The patrol had gone after her. The six soldiers had escaped.
Dung found her twenty minutes later, pressing her jacket against the wound with one hand and reloading her rifle with the other. She looked up when he crouched beside her, and her expression was not relief or fear. It was the careful blankness of someone deciding whether to feel something later.
"Can you move?" he asked.
"Yes."
"Does it need stitching?"
"Probably."
He signaled Dr. Phuong forward. While the medic worked, Dung sat beside Lan and looked at the forest.
"That was a good call," he said.
"It was the only call."
"Not everyone sees that in time."
She said nothing. Phuong worked efficiently, her movements practiced and calm. From somewhere uphill, there was distant gunfire—Hieu's group, which meant the distraction had started.
"Captain," Lan said.
"Yeah."
"The six soldiers. Are they through?"
"Three are. We're collecting the others."

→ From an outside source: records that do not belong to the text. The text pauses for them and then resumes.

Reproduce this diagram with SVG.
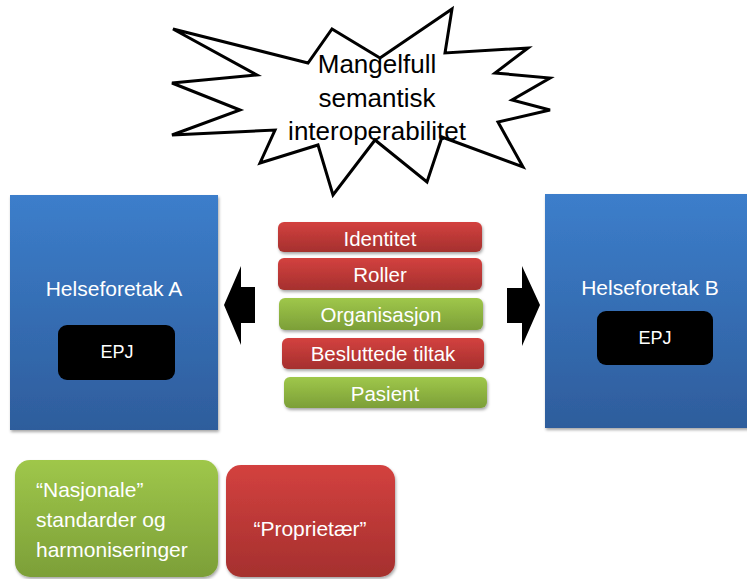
<svg xmlns="http://www.w3.org/2000/svg" width="747" height="579" viewBox="0 0 747 579">
  <defs>
    <linearGradient id="gBlue" x1="0" y1="0" x2="0" y2="1">
      <stop offset="0" stop-color="#3c7ecb"/>
      <stop offset="1" stop-color="#2e5d9c"/>
    </linearGradient>
    <linearGradient id="gRed" x1="0" y1="0" x2="0" y2="1">
      <stop offset="0" stop-color="#d3413f"/>
      <stop offset="1" stop-color="#a5302e"/>
    </linearGradient>
    <linearGradient id="gGreen" x1="0" y1="0" x2="0" y2="1">
      <stop offset="0" stop-color="#9fc74a"/>
      <stop offset="1" stop-color="#7c9f38"/>
    </linearGradient>
    <filter id="shadow" x="-10%" y="-10%" width="125%" height="130%">
      <feDropShadow dx="1" dy="2" stdDeviation="1.5" flood-color="#000" flood-opacity="0.35"/>
    </filter>
  </defs>
  <style>
    .t { font-family: "Liberation Sans", Arial, sans-serif; fill: #fff; }
    .c { text-anchor: middle; }
    .bar { font-size: 20.5px; }
    .big { font-size: 21px; }
    .epj { font-size: 18px; }
    .burst-text { font-family: "Liberation Sans", Arial, sans-serif; font-size: 26px; fill: #000; text-anchor: middle; }
  </style>

  <rect width="747" height="579" fill="#fff"/>

  <!-- explosion callout -->
  <g id="burst">
    <polygon points="173,29 308,63 332,29 380,58 452,9 445,53 528,48 495,73 550,78 512,100 550,110 498,122 523,167 442,137 427,182 375,140 333,195 318,145 260,163 275,130 172,135 240,110 172,83 257,75"
             fill="#fff" stroke="#000" stroke-width="3" stroke-linejoin="miter"/>
    <text class="burst-text" x="377" y="73">Mangelfull</text>
    <text class="burst-text" x="377" y="107">semantisk</text>
    <text class="burst-text" x="377" y="140">interoperabilitet</text>
  </g>

  <!-- health trust A -->
  <g id="helseforetak-a">
    <rect x="10" y="195" width="208" height="235" fill="url(#gBlue)" filter="url(#shadow)"/>
    <text class="t c big" x="114" y="296">Helseforetak A</text>
    <rect x="58" y="325" width="117" height="55" rx="9" fill="#000"/>
    <text class="t c epj" x="117" y="358">EPJ</text>
  </g>

  <!-- health trust B -->
  <g id="helseforetak-b">
    <rect x="545" y="194" width="210" height="234" fill="url(#gBlue)" filter="url(#shadow)"/>
    <text class="t c big" x="650" y="295">Helseforetak B</text>
    <rect x="597" y="311" width="116" height="54" rx="9" fill="#000"/>
    <text class="t c epj" x="655" y="344">EPJ</text>
  </g>

  <!-- information elements -->
  <g id="identitet">
    <rect x="278" y="222" width="204" height="30" rx="6" fill="url(#gRed)" filter="url(#shadow)"/>
    <text class="t c bar" x="380" y="246">Identitet</text>
  </g>
  <g id="roller">
    <rect x="278" y="258" width="204" height="32" rx="6" fill="url(#gRed)" filter="url(#shadow)"/>
    <text class="t c bar" x="380" y="282">Roller</text>
  </g>
  <g id="organisasjon">
    <rect x="279" y="298" width="204" height="32" rx="6" fill="url(#gGreen)" filter="url(#shadow)"/>
    <text class="t c bar" x="381" y="322">Organisasjon</text>
  </g>
  <g id="besluttede-tiltak">
    <rect x="282" y="338" width="202" height="31" rx="6" fill="url(#gRed)" filter="url(#shadow)"/>
    <text class="t c bar" x="383" y="361">Besluttede tiltak</text>
  </g>
  <g id="pasient">
    <rect x="284" y="377" width="203" height="31" rx="6" fill="url(#gGreen)" filter="url(#shadow)"/>
    <text class="t c bar" x="385" y="401">Pasient</text>
  </g>

  <!-- flow arrows -->
  <g id="connectors" fill="#000">
    <polygon points="224,305 241,266 241,287 255,287 255,323 241,323 241,345"/>
    <polygon points="540,305 522,266 522,288 507,288 507,323 522,323 522,346"/>
  </g>

  <!-- legend -->
  <g id="legend-nasjonale">
    <rect x="15" y="460" width="203" height="117" rx="15" fill="url(#gGreen)" filter="url(#shadow)"/>
    <text class="t big" x="36" y="497">“Nasjonale”</text>
    <text class="t big" x="36" y="527">standarder og</text>
    <text class="t big" x="36" y="557">harmoniseringer</text>
  </g>
  <g id="legend-proprietaer">
    <rect x="226" y="465" width="169" height="112" rx="15" fill="url(#gRed)" filter="url(#shadow)"/>
    <text class="t c big" x="310" y="536">“Proprietær”</text>
  </g>
</svg>
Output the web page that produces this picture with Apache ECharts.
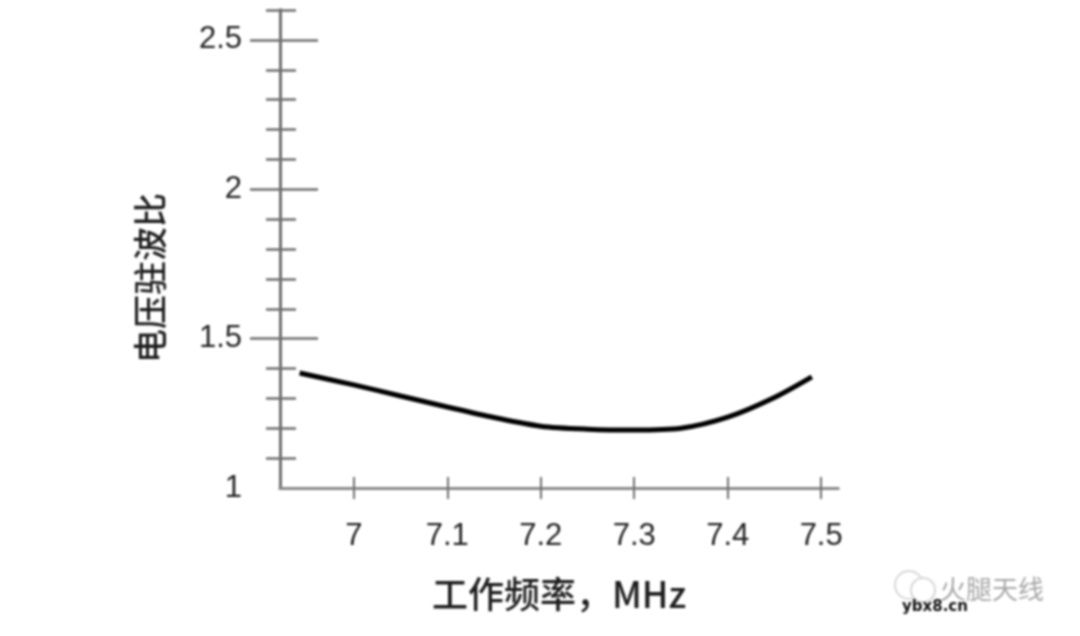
<!DOCTYPE html>
<html><head><meta charset="utf-8">
<style>html,body{margin:0;padding:0;background:#fff}#c{width:1080px;height:636px;filter:blur(0.9px)}</style>
<script src="https://cdn.jsdelivr.net/npm/echarts@6/dist/echarts.min.js"></script></head>
<body><div id="c"></div>
<script>
const frequency=[6.942,7.0,7.05,7.1,7.15,7.2,7.25,7.3,7.35,7.4,7.45,7.49];
const vswr=[1.385,1.345,1.308,1.271,1.236,1.207,1.197,1.194,1.2,1.237,1.303,1.372];
const xTicks=[7,7.1,7.2,7.3,7.4,7.5];
const yMajorTicks=[1.5,2,2.5];
const yMinorTicks=[1.1,1.2,1.3,1.4,1.6,1.7,1.8,1.9,2.1,2.2,2.3,2.4,2.6];
const yLabels=[1,1.5,2,2.5];
const xName='工作频率，MHz',yName='电压驻波比';
const tickColor='#6f6f6f';
const labelFont='"Liberation Sans",Arial,sans-serif';
const chart=echarts.init(document.getElementById('c'),null,{renderer:'canvas'});
const xBase={type:'value',min:6.921,max:7.518,position:'bottom',splitLine:{show:false},
  axisLine:{show:true,onZero:false,lineStyle:{color:'#8a8a8a',width:3}}};
const yBase={type:'value',min:1,max:2.6,position:'left',splitLine:{show:false},
  axisLine:{show:true,onZero:false,lineStyle:{color:tickColor,width:3}},axisLabel:{show:false}};
const yTick=(values,inside,length)=>({...yBase,axisTick:{show:true,inside,length,customValues:values,lineStyle:{color:tickColor,width:2.5}}});
chart.setOption({
  animation:false,backgroundColor:'#fff',
  grid:{left:280,top:10,width:558,height:478},
  xAxis:[
    {...xBase,name:xName,nameLocation:'middle',nameGap:88,
      nameTextStyle:{fontSize:36,color:'#1e1e1e',fontFamily:'"Noto Sans CJK SC"',fontWeight:500},
      axisTick:{show:true,inside:false,length:11,customValues:xTicks,lineStyle:{color:tickColor,width:2}},
      axisLabel:{show:true,margin:33,fontSize:31,color:'#222',fontFamily:labelFont,customValues:xTicks,formatter:v=>String(v)}},
    {...xBase,axisTick:{show:true,inside:true,length:11,customValues:xTicks,lineStyle:{color:tickColor,width:2}},axisLabel:{show:false}}
  ],
  yAxis:[
    {...yTick(yMajorTicks,false,30),name:yName,nameLocation:'middle',nameGap:113,nameRotate:90,
      nameTextStyle:{fontSize:34,color:'#1e1e1e',fontFamily:'"Noto Sans CJK SC"',fontWeight:500,padding:[0,58,0,0]},
      axisLabel:{show:true,margin:38,fontSize:31,color:'#222',fontFamily:labelFont,customValues:yLabels,formatter:v=>String(v)}},
    yTick(yMajorTicks,true,38),
    yTick(yMinorTicks,false,14),
    yTick(yMinorTicks,true,16)
  ],
  series:[{type:'line',xAxisIndex:0,yAxisIndex:0,data:frequency.map((f,i)=>[f,vswr[i]]),
    smooth:0.3,showSymbol:false,lineStyle:{color:'#000',width:5,cap:'butt'}}],
  graphic:[
    {type:'circle',shape:{cx:909,cy:585,r:14},style:{fill:'#fff',stroke:'#d8d8d8',lineWidth:2}},
    {type:'circle',shape:{cx:923,cy:590,r:12},style:{fill:'#fff',stroke:'#d8d8d8',lineWidth:2}},
    {type:'text',style:{x:940,y:576,text:'火腿天线',fontSize:26,fill:'#a8a8a8',fontFamily:'"Noto Sans CJK SC"'}},
    {type:'text',style:{x:902,y:600,text:'ybx8.cn',fontSize:15,fontWeight:'bold',fill:'#111',fontFamily:'"DejaVu Sans"'}}
  ]
});
</script></body></html>
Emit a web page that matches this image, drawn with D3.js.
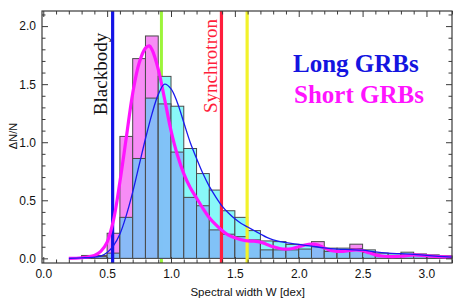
<!DOCTYPE html>
<html>
<head>
<meta charset="utf-8">
<script src="https://cdn.jsdelivr.net/npm/d3@7/dist/d3.min.js"></script>
<style>
  body { margin: 0; background: #fff; }
  svg text { font-family: "Liberation Sans", Arial, sans-serif; }
</style>
</head>
<body>
<svg id="chart" width="464" height="306"></svg>
<script>
// histogram bins (left edges, width 0.1 dex)
const binLo = [0.3, 0.4, 0.5, 0.6, 0.7, 0.8, 0.9, 1.0, 1.1, 1.2, 1.3, 1.4, 1.5, 1.6, 1.7,
               1.8, 1.9, 2.0, 2.1, 2.2, 2.3, 2.4, 2.5, 2.6, 2.7, 2.8, 2.9, 3.0, 3.1];
const longHist = [0.015, 0.015, 0.045, 0.353, 0.86, 1.38, 1.567, 1.31, 0.946, 0.73, 0.588, 0.41, 0.353, 0.239, 0.15,
                  0.144, 0.12, 0.12, 0.10, 0.088, 0.088, 0.083, 0.073, 0.045, 0.04, 0.053, 0.038, 0.03, 0.02];
const shortHist = [0.025, 0.025, 0.216, 1.05, 1.72, 1.915, 1.33, 0.915, 0.525, 0.453, 0.245, 0.208, 0.187, 0.159, 0.073,
                   0.073, 0.073, 0.08, 0.144, 0.06, 0.06, 0.122, 0.05, 0.02, 0.02, 0.03, 0.03, 0.02, 0.02];

// smoothed distributions
const longCurveX = [0.2, 0.3, 0.4, 0.45, 0.5, 0.55, 0.6, 0.65, 0.7, 0.75, 0.8, 0.85, 0.9, 0.95, 1.0, 1.05, 1.1, 1.15,
                    1.2, 1.25, 1.3, 1.35, 1.4, 1.45, 1.5, 1.55, 1.6, 1.65, 1.7, 1.75, 1.8, 1.9, 2.0, 2.1, 2.2, 2.3,
                    2.4, 2.5, 2.6, 2.7, 2.8, 2.9, 3.0, 3.1, 3.2];
const longCurveY = [0.0, 0.004, 0.01, 0.02, 0.05, 0.11, 0.21, 0.37, 0.57, 0.8, 1.03, 1.24, 1.41, 1.5, 1.46, 1.34, 1.17, 1.0,
                    0.86, 0.73, 0.62, 0.53, 0.45, 0.39, 0.34, 0.3, 0.27, 0.24, 0.21, 0.18, 0.16, 0.135, 0.12, 0.105, 0.09, 0.08,
                    0.075, 0.07, 0.055, 0.045, 0.04, 0.035, 0.025, 0.017, 0.01];
const shortCurveX = [0.2, 0.3, 0.4, 0.45, 0.5, 0.55, 0.6, 0.65, 0.7, 0.75, 0.8, 0.83, 0.85, 0.9, 0.95, 1.0, 1.05, 1.1,
                     1.15, 1.2, 1.25, 1.3, 1.35, 1.4, 1.45, 1.5, 1.55, 1.6, 1.65, 1.7, 1.75, 1.8, 1.85, 1.9, 1.95, 2.0,
                     2.05, 2.1, 2.15, 2.2, 2.25, 2.3, 2.35, 2.4, 2.45, 2.5, 2.55, 2.6, 2.65, 2.7, 2.8, 2.9, 3.0, 3.1, 3.2];
const shortCurveY = [0.0, 0.005, 0.025, 0.06, 0.14, 0.33, 0.66, 1.04, 1.42, 1.68, 1.81, 1.83, 1.8, 1.63, 1.37, 1.1, 0.89, 0.73,
                     0.61, 0.52, 0.43, 0.35, 0.29, 0.24, 0.2, 0.178, 0.16, 0.15, 0.148, 0.14, 0.12, 0.1, 0.085, 0.08, 0.085, 0.1,
                     0.115, 0.122, 0.115, 0.09, 0.068, 0.06, 0.06, 0.068, 0.072, 0.065, 0.048, 0.03, 0.02, 0.016, 0.018, 0.03, 0.022, 0.015, 0.01];

// reference widths
const markerNames = ["Blackbody", "", "Synchrotron", ""];
const markerX = [0.543, 0.925, 1.395, 1.596];
const markerColors = ["#1414e6", "#9cf53a", "#ff1e3c", "#f2f22a"];

const xTicks = [0.0, 0.5, 1.0, 1.5, 2.0, 2.5, 3.0];
const yTicks = [0.0, 0.5, 1.0, 1.5, 2.0];

let svg = d3.select("#chart");
let pLeft = 42, pRight = 452, pTop = 11, pBottom = 263;

let x = d3.scaleLinear().domain([-0.01, 3.2]).range([pLeft, pRight]);
let y = d3.scaleLinear().domain([-0.04, 2.13]).range([pBottom, pTop]);

let minorX = d3.range(0, 3.21, 0.1).filter(v => Math.abs(v * 2 - Math.round(v * 2)) > 0.01);
let minorY = d3.range(0, 2.11, 0.1).filter(v => Math.abs(v * 2 - Math.round(v * 2)) > 0.01);

// green line sits behind the bars
svg.append("line")
  .attr("x1", x(markerX[1])).attr("x2", x(markerX[1]))
  .attr("y1", pTop).attr("y2", pBottom)
  .attr("stroke", markerColors[1]).attr("stroke-width", 3);

let bins = binLo.map((b, i) => ({lo: b, hi: b + 0.1, l: longHist[i], s: shortHist[i]}));

let bars = svg.append("g");
bins.forEach(function(d){
  let hiVal = Math.max(d.l, d.s), loVal = Math.min(d.l, d.s);
  bars.append("rect")
    .attr("x", x(d.lo)).attr("width", x(d.hi) - x(d.lo))
    .attr("y", y(hiVal)).attr("height", y(0) - y(hiVal))
    .attr("fill", d.s > d.l ? "#f683f4" : "#80f8f8")
    .attr("fill-opacity", 0.93)
    .attr("stroke", "#4a4a4a").attr("stroke-width", 1);
  bars.append("rect")
    .attr("x", x(d.lo)).attr("width", x(d.hi) - x(d.lo))
    .attr("y", y(loVal)).attr("height", y(0) - y(loVal))
    .attr("fill", "#80bdf6")
    .attr("fill-opacity", 0.93)
    .attr("stroke", "#4a4a4a").attr("stroke-width", 1);
});

[0, 2, 3].forEach(function(i){
  svg.append("line")
    .attr("x1", x(markerX[i])).attr("x2", x(markerX[i]))
    .attr("y1", pTop).attr("y2", pBottom)
    .attr("stroke", markerColors[i]).attr("stroke-width", 3.2);
});

let line = d3.line().curve(d3.curveCatmullRom).x(d => x(d[0])).y(d => y(d[1]));

svg.append("path")
  .datum(shortCurveX.map((v, i) => [v, shortCurveY[i]]))
  .attr("d", line)
  .attr("fill", "none").attr("stroke", "#ff14ff").attr("stroke-width", 3.2)
  .attr("stroke-linejoin", "round");

svg.append("path")
  .datum(longCurveX.map((v, i) => [v, longCurveY[i]]))
  .attr("d", line)
  .attr("fill", "none").attr("stroke", "#1a1aee").attr("stroke-width", 1.3);

// labels of the marker lines
svg.append("text")
  .attr("transform", "translate(" + (x(markerX[0]) - 12) + ",74) rotate(-90)")
  .attr("text-anchor", "middle").attr("dominant-baseline", "central")
  .style("font-family", "'Liberation Serif', serif").style("font-size", "19px")
  .attr("fill", "#111").text(markerNames[0]);
svg.append("text")
  .attr("transform", "translate(" + (x(markerX[2]) - 11) + ",66) rotate(-90)")
  .attr("text-anchor", "middle").attr("dominant-baseline", "central")
  .style("font-family", "'Liberation Serif', serif").style("font-size", "19px")
  .attr("fill", "#ff1e3c").text(markerNames[2]);

// legend
svg.append("text").attr("x", 293).attr("y", 72)
  .style("font-family", "'Liberation Serif', serif").style("font-size", "25px").style("font-weight", "bold")
  .attr("fill", "#1414e0").text("Long GRBs");
svg.append("text").attr("x", 294).attr("y", 103)
  .style("font-family", "'Liberation Serif', serif").style("font-size", "25px").style("font-weight", "bold")
  .attr("fill", "#ff14ff").text("Short GRBs");

// frame and ticks
let frame = svg.append("g").attr("color", "#3a3a3a");
frame.append("g").attr("transform", "translate(0," + pBottom + ")")
  .call(d3.axisBottom(x).tickValues(xTicks).tickFormat(d3.format(".1f")).tickSizeInner(-6).tickSizeOuter(0).tickPadding(6));
frame.append("g").attr("transform", "translate(0," + pBottom + ")")
  .call(d3.axisBottom(x).tickValues(minorX).tickFormat("").tickSizeInner(-3.5).tickSizeOuter(0));
frame.append("g").attr("transform", "translate(0," + pTop + ")")
  .call(d3.axisTop(x).tickValues(xTicks).tickFormat("").tickSizeInner(-6).tickSizeOuter(0));
frame.append("g").attr("transform", "translate(0," + pTop + ")")
  .call(d3.axisTop(x).tickValues(minorX).tickFormat("").tickSizeInner(-3.5).tickSizeOuter(0));
frame.append("g").attr("transform", "translate(" + pLeft + ",0)")
  .call(d3.axisLeft(y).tickValues(yTicks).tickFormat(d3.format(".1f")).tickSizeInner(-6).tickSizeOuter(0).tickPadding(6));
frame.append("g").attr("transform", "translate(" + pLeft + ",0)")
  .call(d3.axisLeft(y).tickValues(minorY).tickFormat("").tickSizeInner(-3.5).tickSizeOuter(0));
frame.append("g").attr("transform", "translate(" + pRight + ",0)")
  .call(d3.axisRight(y).tickValues(yTicks).tickFormat("").tickSizeInner(-6).tickSizeOuter(0));
frame.append("g").attr("transform", "translate(" + pRight + ",0)")
  .call(d3.axisRight(y).tickValues(minorY).tickFormat("").tickSizeInner(-3.5).tickSizeOuter(0));
frame.selectAll(".domain").remove();
frame.selectAll(".tick text").attr("fill", "#111").style("font-size", "12px").style("font-family", "'Liberation Sans', Arial, sans-serif");

svg.append("rect").attr("x", pLeft).attr("y", pTop)
  .attr("width", pRight - pLeft).attr("height", pBottom - pTop)
  .attr("fill", "none").attr("stroke", "#3a3a3a").attr("stroke-width", 1.2);

// axis titles
svg.append("text").attr("x", (x(1.6))).attr("y", 296)
  .attr("text-anchor", "middle").style("font-size", "11.5px").attr("fill", "#111")
  .text("Spectral width W [dex]");
svg.append("text")
  .attr("transform", "translate(13,136) rotate(-90)")
  .attr("text-anchor", "middle").attr("dominant-baseline", "central")
  .style("font-size", "11px").attr("fill", "#111").text("ΔN/N");
</script>
</body>
</html>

She nodded. The blankness in her face shifted slightly, and he saw something underneath it—not relief exactly, but something adjacent to it. The quiet satisfaction of a cost that turned out to be worth paying.
Dung understood it. He had felt it himself, after his first major action, years ago. The understanding that you could make the right call and still bleed for it, and that the bleeding didn't make it the wrong call.
"You'll need a week off that shoulder once we're out," he said.
"I'll be fine in four days."
"A week," he repeated. "That's not a suggestion."
She almost smiled. "Yes, sir."
They heard Phuong snap her kit shut. Uphill, the firing had intensified, which meant Hieu was fully engaged. They had maybe six minutes.
Dung stood and helped Lan to her feet. "Stay on my left. Don't be a hero twice in one morning."
"Understood."
They moved into the trees, and the hill closed around them like a fist.